Media installation needs to be planned carefully to ensure that the existing basins can accommodate the dispersed media systems. The engineering team designed significant structural and mechanical modifications to the 10 existing aeration tanks to accommodate the IFAS process.
Process modifications added alternating anoxic and oxygenated treatment zones to reduce nitrogen from the process. The project will also install mixing systems, process pumping, and upgrades to the froth spray system. Structural engineers designed new 20-foot cast-in-place concrete tank baffle walls, as well as new fiberglass tank baffle walls and equipment platforms.
Other upgrade components include:
• Grit classifiers (capacity doubled)
• Primary scum handling (capacity doubled)
• Plant water system optimized
• Primary (4) and secondary clarifiers (6)
• Mechanical collection systems for gravity sludge thickeners (3)
• Electrical systems and standby generator
As part of the bid documents, engineers developed a detailed construction-phasing plan for the entire project upgrade to ensure that the facility continues to operate and treat wastewater effectively during construction. The construction phasing plan provided the contractor with operations-related work restrictions, as well as construction optimization suggestions, and saved the client $1.5 million in bypass pumping alone.
This project includes a new 25,000-square-foot, three-story operations and administration building that will house modern amenities, including a facility control room and public educational areas and resources. The building is designed to meet the U.S. Green Building Council (USGBC) LEED Silver standard.
Green elements of the building include, but are not limited to, reduced water consumption by using plant water for toilet flushing, a green roof, use of natural day lighting to limit the need for artificial lighting, high efficiency building mechanical systems and robust stormwater handling strategies. The building design complies with the latest wind and seismic code requirements and uses a concrete foundation system, structural steel superstructure, and glass and masonry exterior walls.

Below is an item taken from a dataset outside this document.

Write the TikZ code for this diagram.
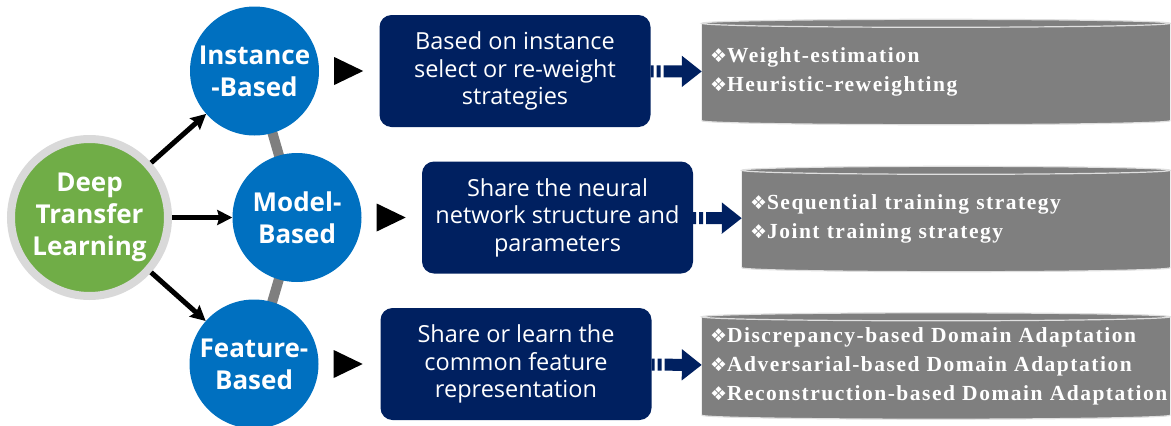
\documentclass[tikz,border=0pt]{standalone}
\usepackage{fontspec}
\setmainfont{Open Sans}
\newfontfamily\listfont[LetterSpace=7]{Liberation Serif}
\newfontfamily\symfont{DejaVu Sans}
\usepackage{tikz}
\usetikzlibrary{arrows.meta,backgrounds,calc}
\definecolor{dtgreen}{HTML}{70AD47}
\definecolor{dtring}{HTML}{D9D9D9}
\definecolor{dtblue}{HTML}{0070C0}
\definecolor{dtnavy}{HTML}{002060}
\definecolor{dtgray}{HTML}{7F7F7F}
\newcommand{\itm}{{\symfont\fontsize{19}{19}\selectfont ❖}}

\begin{document}
\begin{tikzpicture}[x=1pt,y=-1pt,
  root/.style={circle,fill=dtgreen,draw=dtring,line width=8pt,minimum size=157pt,inner sep=0pt,text=white,align=center,font=\bfseries\fontsize{26}{32}\selectfont},
  method/.style={circle,fill=dtblue,minimum size=129pt,inner sep=0pt,text=white,align=center,font=\bfseries\fontsize{26}{32}\selectfont},
  idea/.style={rectangle,rounded corners=12pt,fill=dtnavy,text=white,minimum width=271pt,minimum height=112pt,inner sep=0pt,align=center,font=\fontsize{23.5}{27.5}\selectfont},
  drum/.style={rectangle,minimum height=97pt,inner xsep=8pt,inner ysep=0pt,align=left,text=white,font=\listfont\bfseries\fontsize{21.5}{29}\selectfont},
  ar/.style={-{Stealth[length=15pt,width=15pt,inset=2pt]},line width=5pt},
  stripe/.style={dtnavy,line width=12pt,dash pattern=on 3pt off 3pt on 4pt off 3pt on 200pt,-{Triangle[length=20pt,width=30pt]}},
  link/.style={dtgray,line width=10pt},
  rim/.style={draw=white!75!dtgray,line width=1.2pt}]
\useasboundingbox (0,0) rectangle (1171,426);
% root and the three kinds
\node[root] (dtl) at (89.5,217.5) {Deep\\Transfer\\Learning};
\node[method] (ib) at (254.5,71) {Instance\\-Based};
\node[method] (mb) at (297,217.5) {Model-\\Based};
\node[method] (fb) at (254,364) {Feature-\\Based};
\draw[ar] (dtl)--(ib); \draw[ar] (dtl)--(mb); \draw[ar] (dtl)--(fb);
\foreach \m in {ib,mb,fb}
  \fill ($(\m.east)+(15,-14)$) -- ++(29,14) -- ++(-29,14) -- cycle;
% what is shared
\node[idea] (ibx) at (515,71) {Based on instance\\select or re-weight\\strategies};
\node[idea] (mbx) at (557.5,217.5) {Share the neural\\network structure and\\parameters};
\node[idea] (fbx) at (516,364) {Share or learn the\\common feature\\representation};
% methods
\node[drum,text width=452pt] (ibl) at (936,72) {\itm Weight-estimation\\\itm Heuristic-reweighting};
\node[drum,text width=412pt] (mbl) at (956,219) {\itm Sequential training strategy\\\itm Joint training strategy};
\node[drum,text width=452pt,minimum height=98pt] (fbl) at (936,366) {\itm Discrepancy-based Domain Adaptation\\\itm Adversarial-based Domain Adaptation\\\itm Reconstruction-based Domain Adaptation};
\draw[stripe] (ibx)--(ibl); \draw[stripe] (mbx)--(mbl); \draw[stripe] (fbx)--(fbl);
\begin{scope}[on background layer]
  \draw[link] (ib.center)--(mb.center)--(fb.center);
  \foreach \d in {ibl,mbl,fbl}{
    \fill[dtgray] let \p1=(\d.west), \p2=(\d.east), \n1={(\x2-\x1)/2} in
      (\d.north west) -- (\d.south west) arc[start angle=180,end angle=360,x radius=\n1,y radius=4pt]
      -- (\d.north east) arc[start angle=0,end angle=180,x radius=\n1,y radius=4pt] -- cycle;
    \path[rim] let \p1=(\d.west), \p2=(\d.east), \n1={(\x2-\x1)/2} in
      (\d.north) ellipse[x radius=\n1,y radius=4pt]
      (\d.south west) arc[start angle=180,end angle=360,x radius=\n1,y radius=4pt];
  }
\end{scope}
\end{tikzpicture}
\end{document}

All new buildings — administrative, screening and caustic, and the carbon feed building — were designed to complement adjacent existing buildings in order to achieve the consistent appearance of an integrated campus. Architects designed all building exteriors with brick masonry walls and a gable roof to accomplish consistency with older buildings at the facility.
Fields’ Point, on track to be the world’s largest WWTF using the IFAS process, is currently under construction with a target completion date of early 2013.